Contemplating the piles

By biggal
- 760 reads
Reality and the Piles
My eyes are closed and I am anywhere I want. Africa. A beach in the
Pacific. Having a meal with friends. But if I open my eyes, the
children of the village, the swimmers, my fellow diners, all cease to
exist. Reality is somewhat greyer, less populated. Reality is me,
alone. The world of a teacher and would-be writer.
I have no desk, just an easy chair surrounded by many years of
accumulated crap. Mainly lesson notes, and that's a big lie because
lesson notes are what meticulous teachers have, and what you have,
boy-o (speaking to myself), are strudles of texts you don't read but
can't do without, and overheads galore that should be systematically
ordered but end up loose in little plastic jackets. Sort of in piles.

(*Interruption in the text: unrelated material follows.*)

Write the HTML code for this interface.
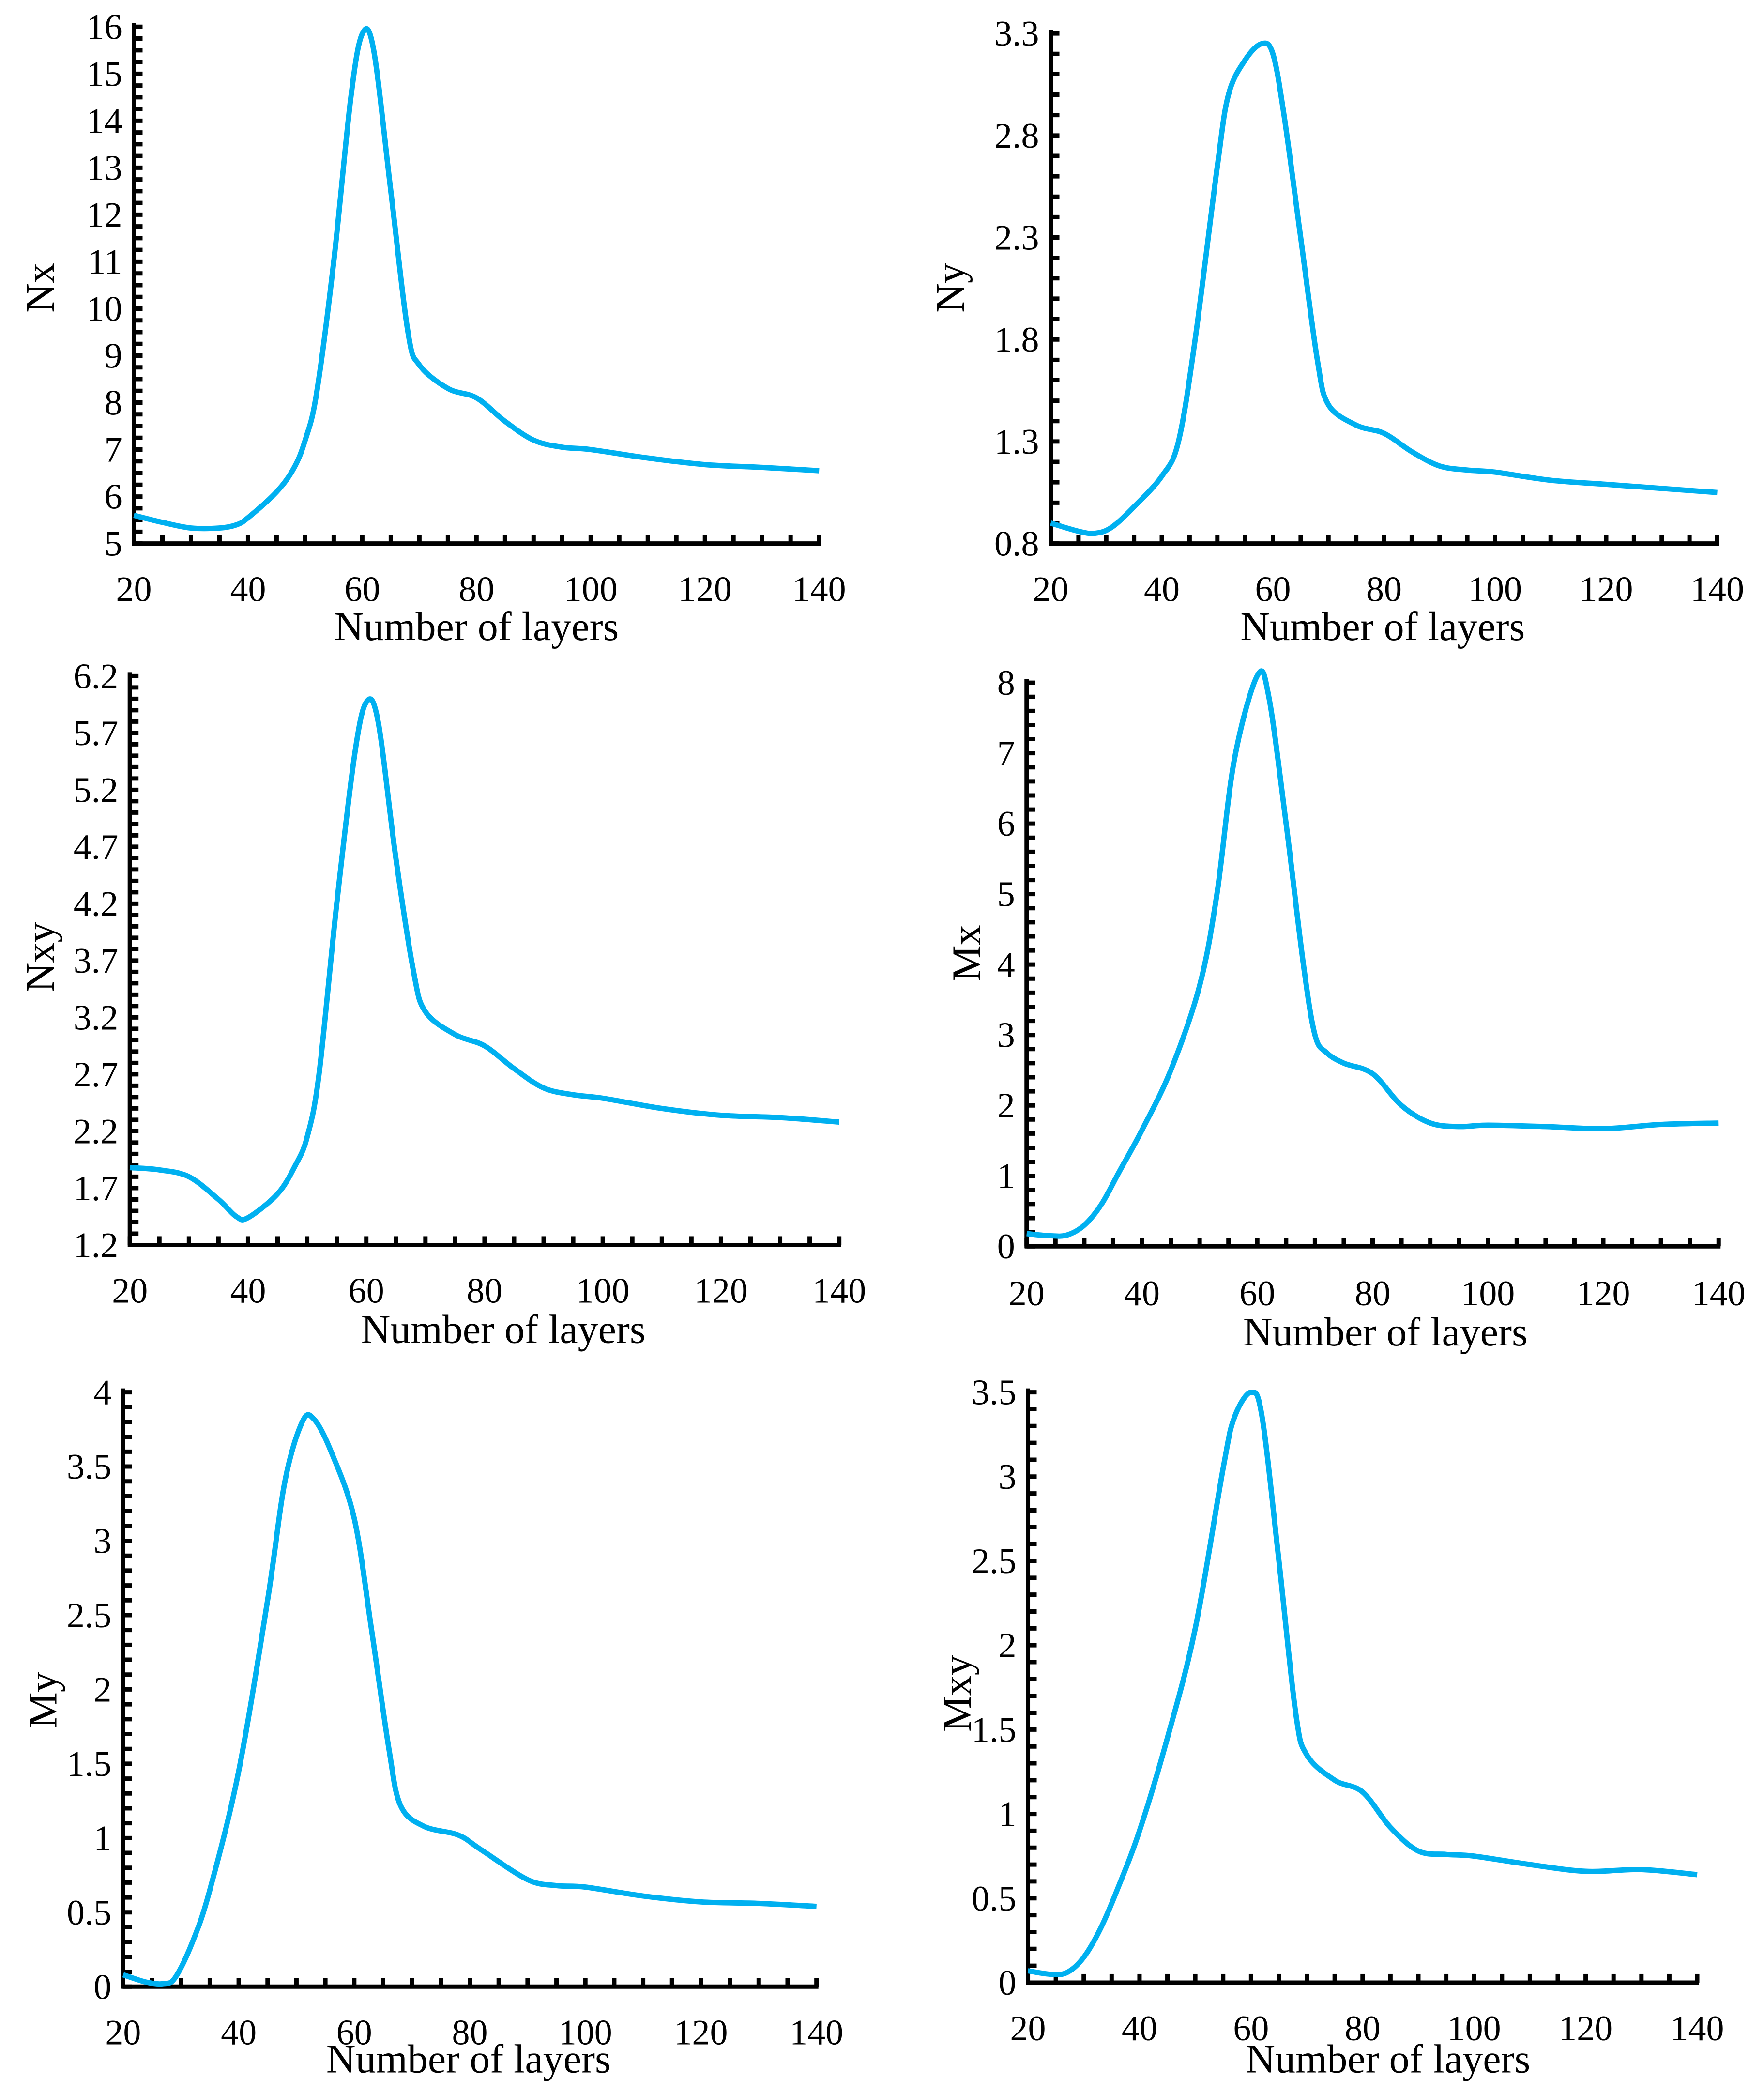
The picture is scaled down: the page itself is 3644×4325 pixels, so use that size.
<!DOCTYPE html>
<html><head><meta charset="utf-8"><style>
html,body{margin:0;padding:0;background:#fff}
svg text{font-family:"Liberation Serif",serif;fill:#000}
</style></head><body>
<svg id="fig" width="3644" height="4320" viewBox="0 0 3644 4320" xmlns="http://www.w3.org/2000/svg"></svg>
<script>
const nxX=[20,25,30,35,38,40,45,48,50,52,55,58,60,62,65,68,70,75,80,85,90,95,100,110,120,130,140];
const nxY=[5.6,5.45,5.33,5.33,5.4,5.55,6.1,6.6,7.2,8.2,11.0,14.5,15.85,15.5,12.5,9.5,8.8,8.3,8.1,7.6,7.2,7.05,7.0,6.82,6.68,6.62,6.55];
const nyX=[20,25,28,31,35,40,43,46,50,52,55,58,60,62,65,68,70,75,80,85,90,95,100,110,120,130,140];
const nyY=[0.9,0.86,0.85,0.88,0.98,1.13,1.3,1.8,2.65,3.0,3.17,3.25,3.2,2.9,2.3,1.7,1.48,1.38,1.34,1.25,1.18,1.16,1.15,1.11,1.09,1.07,1.05];
const nxyX=[20,25,30,35,38,40,45,48,50,52,55,58,60,62,65,68,70,75,80,85,90,95,100,110,120,130,140];
const nxyY=[1.88,1.86,1.8,1.6,1.45,1.44,1.65,1.9,2.15,2.7,4.2,5.5,5.97,5.8,4.6,3.6,3.25,3.05,2.95,2.75,2.58,2.52,2.49,2.4,2.34,2.32,2.28];
const mxX=[20,24,27,30,33,36,40,45,50,53,56,60,62,65,68,70,72,75,80,85,90,95,100,110,120,130,140];
const mxY=[0.18,0.15,0.16,0.3,0.6,1.05,1.65,2.5,3.7,5.0,6.9,8.1,7.8,6.0,4.0,3.0,2.75,2.6,2.45,2.0,1.75,1.7,1.72,1.7,1.67,1.73,1.75];
const myX=[20,24,27,29,32,35,40,45,48,51,53,56,60,63,66,68,72,78,82,90,95,100,110,120,130,140];
const myY=[0.08,0.03,0.02,0.06,0.3,0.65,1.45,2.6,3.4,3.8,3.82,3.6,3.15,2.4,1.6,1.22,1.08,1.02,0.92,0.72,0.68,0.67,0.61,0.57,0.56,0.54];
const mxyX=[20,24,27,30,33,36,40,45,50,55,57,60,62,65,68,70,75,80,85,90,95,100,110,120,130,140];
const mxyY=[0.07,0.05,0.06,0.15,0.32,0.55,0.9,1.45,2.1,3.05,3.35,3.5,3.35,2.5,1.6,1.35,1.2,1.13,0.92,0.78,0.76,0.75,0.7,0.66,0.67,0.64];
const xTicks=[20,40,60,80,100,120,140];
const nxTicks=[5,6,7,8,9,10,11,12,13,14,15,16];
const nyTicks=[0.8,1.3,1.8,2.3,2.8,3.3];
const nxyTicks=[1.2,1.7,2.2,2.7,3.2,3.7,4.2,4.7,5.2,5.7,6.2];
const mxTicks=[0,1,2,3,4,5,6,7,8];
const myTicks=[0,0.5,1,1.5,2,2.5,3,3.5,4];
const mxyTicks=[0,0.5,1,1.5,2,2.5,3,3.5];

const S=2.765, NS="http://www.w3.org/2000/svg", svg=document.getElementById('fig');
function el(t,a,p){const e=document.createElementNS(NS,t);for(const k in a)e.setAttribute(k,a[k]);(p||svg).appendChild(e);return e;}

const panels=[
 {n:'nx',title:'Nx',xs:nxX,ys:nxY,ticks:nxTicks,minor:0.25,ax:100,x1:612,y0:406,y1:20,ymin:5,ymax:16,xl:440,tl:468,tx:30,ty:215,xc:356},
 {n:'ny',title:'Ny',xs:nyX,ys:nyY,ticks:nyTicks,minor:0.1,ax:785,x1:1283,y0:406,y1:25,ymin:0.8,ymax:3.3,xl:440,tl:468,tx:710,ty:215,xc:1033},
 {n:'nxy',title:'Nxy',xs:nxyX,ys:nxyY,ticks:nxyTicks,minor:0.1,ax:97,x1:627,y0:930,y1:505,ymin:1.2,ymax:6.2,xl:964,tl:993,tx:30,ty:715,xc:376},
 {n:'mx',title:'Mx',xs:mxX,ys:mxY,ticks:mxTicks,minor:0.2,ax:767,x1:1284,y0:931,y1:510,ymin:0,ymax:8,xl:966,tl:995,tx:722,ty:712,xc:1035},
 {n:'my',title:'My',xs:myX,ys:myY,ticks:myTicks,minor:0.1,ax:92,x1:610,y0:1484,y1:1040,ymin:0,ymax:4,xl:1518,tl:1538,tx:32,ty:1270,xc:350},
 {n:'mxy',title:'Mxy',xs:mxyX,ys:mxyY,ticks:mxyTicks,minor:0.1,ax:768,x1:1268,y0:1481,y1:1040,ymin:0,ymax:3.5,xl:1515,tl:1538,tx:715,ty:1265,xc:1037}
];

panels.forEach(p=>{
  const g=el('g',{});
  
  
  const X=v=>(p.ax+(v-20)/120*(p.x1-p.ax))*S;
  const Y=v=>(p.y0-(v-p.ymin)/(p.ymax-p.ymin)*(p.y0-p.y1))*S;
  const tl=18;
  for(let v=p.ymin;v<=p.ymax+1e-6;v+=p.minor){
    const t=el('line',{x1:X(20),x2:X(20)+tl,y1:Y(v),y2:Y(v),stroke:'#000','stroke-width':9},g);
    
    
  }
  for(let v=20;v<=140;v+=5){
    const t=el('line',{x1:X(v),x2:X(v),y1:Y(p.ymin),y2:Y(p.ymin)-tl,stroke:'#000','stroke-width':9},g);
    
    
  }
  const ya=el('line',{x1:X(20),x2:X(20),y1:Y(p.ymin)+4,y2:Y(p.ymax)-8,stroke:'#000','stroke-width':9},g);
  
  
  const xa=el('line',{x1:X(20)-4,x2:X(140)+4,y1:Y(p.ymin),y2:Y(p.ymin),stroke:'#000','stroke-width':9},g);
  
  
  p.ticks.forEach(v=>{
    const t=el('text',{x:X(20)-24,y:Y(v)+25,'font-size':74,'text-anchor':'end'},g);
    t.textContent=String(v);
    
    
  });
  xTicks.forEach(v=>{
    const t=el('text',{x:X(v),y:p.xl*S+25,'font-size':74,'text-anchor':'middle'},g);
    t.textContent=String(v);
    
    
  });
  const xt=el('text',{x:p.xc*S,y:p.tl*S+28,'font-size':84,'text-anchor':'middle'},g);
  xt.textContent='Number of layers';
  
  
  const yt=el('text',{x:0,y:0,'font-size':84,'text-anchor':'middle',transform:`translate(${p.tx*S+28},${p.ty*S}) rotate(-90)`},g);
  yt.textContent=p.title;
  
  
  const pts=p.xs.map((x,i)=>[X(x),Y(p.ys[i])]);
  let d=`M${pts[0][0]},${pts[0][1]}`;
  for(let i=0;i<pts.length-1;i++){
    const p0=pts[Math.max(0,i-1)],p1=pts[i],p2=pts[i+1],p3=pts[Math.min(pts.length-1,i+2)];
    const c1=[p1[0]+(p2[0]-p0[0])/6,p1[1]+(p2[1]-p0[1])/6];
    const c2=[p2[0]-(p3[0]-p1[0])/6,p2[1]-(p3[1]-p1[1])/6];
    d+=` C${c1[0]},${c1[1]} ${c2[0]},${c2[1]} ${p2[0]},${p2[1]}`;
  }
  const line=el('path',{d:d,fill:'none',stroke:'#00B0F0','stroke-width':11,'stroke-linejoin':'round'},g);
  
  
});
</script>
</body></html>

Towers of Pisa, leaning, unstable, dust-covered. One complete with
stapler, one with a 'Stable Table' (for dinner on the knees), topped by
cordless phone and transistor radio. And a half consumed box of Baklava
which I insist on calling Balaclava. The piles are cunning: they have
eaten my tv remote, and I have been locked into one channel for weeks.
At least I have seen some footy.
These piles will be sorted. Soon. I'd guess next weekend, except I've
learn that weekends fly up their own backsides and vanish as soon as
they start. Rubbish expands to fill the space it's in. My shed, my car
and the bookshelves are eternal proof. There's a corollary: you tidy
the rubbish, sort it, throw big black garbage bags of it out, and it
still fills the same space. Proof that clean-ups are a waste of
time.
I would actually save time if I put it in some sort of order. Each
week, I dig from one end of the piles to the other to find the
resources I need. But I don't find them. I find the ones I wanted, but
didn't find, last week, So I give up, print new masters from the
computer, and reproduce as overheads or handouts, so that next week the
process can start over. Reverse recycling.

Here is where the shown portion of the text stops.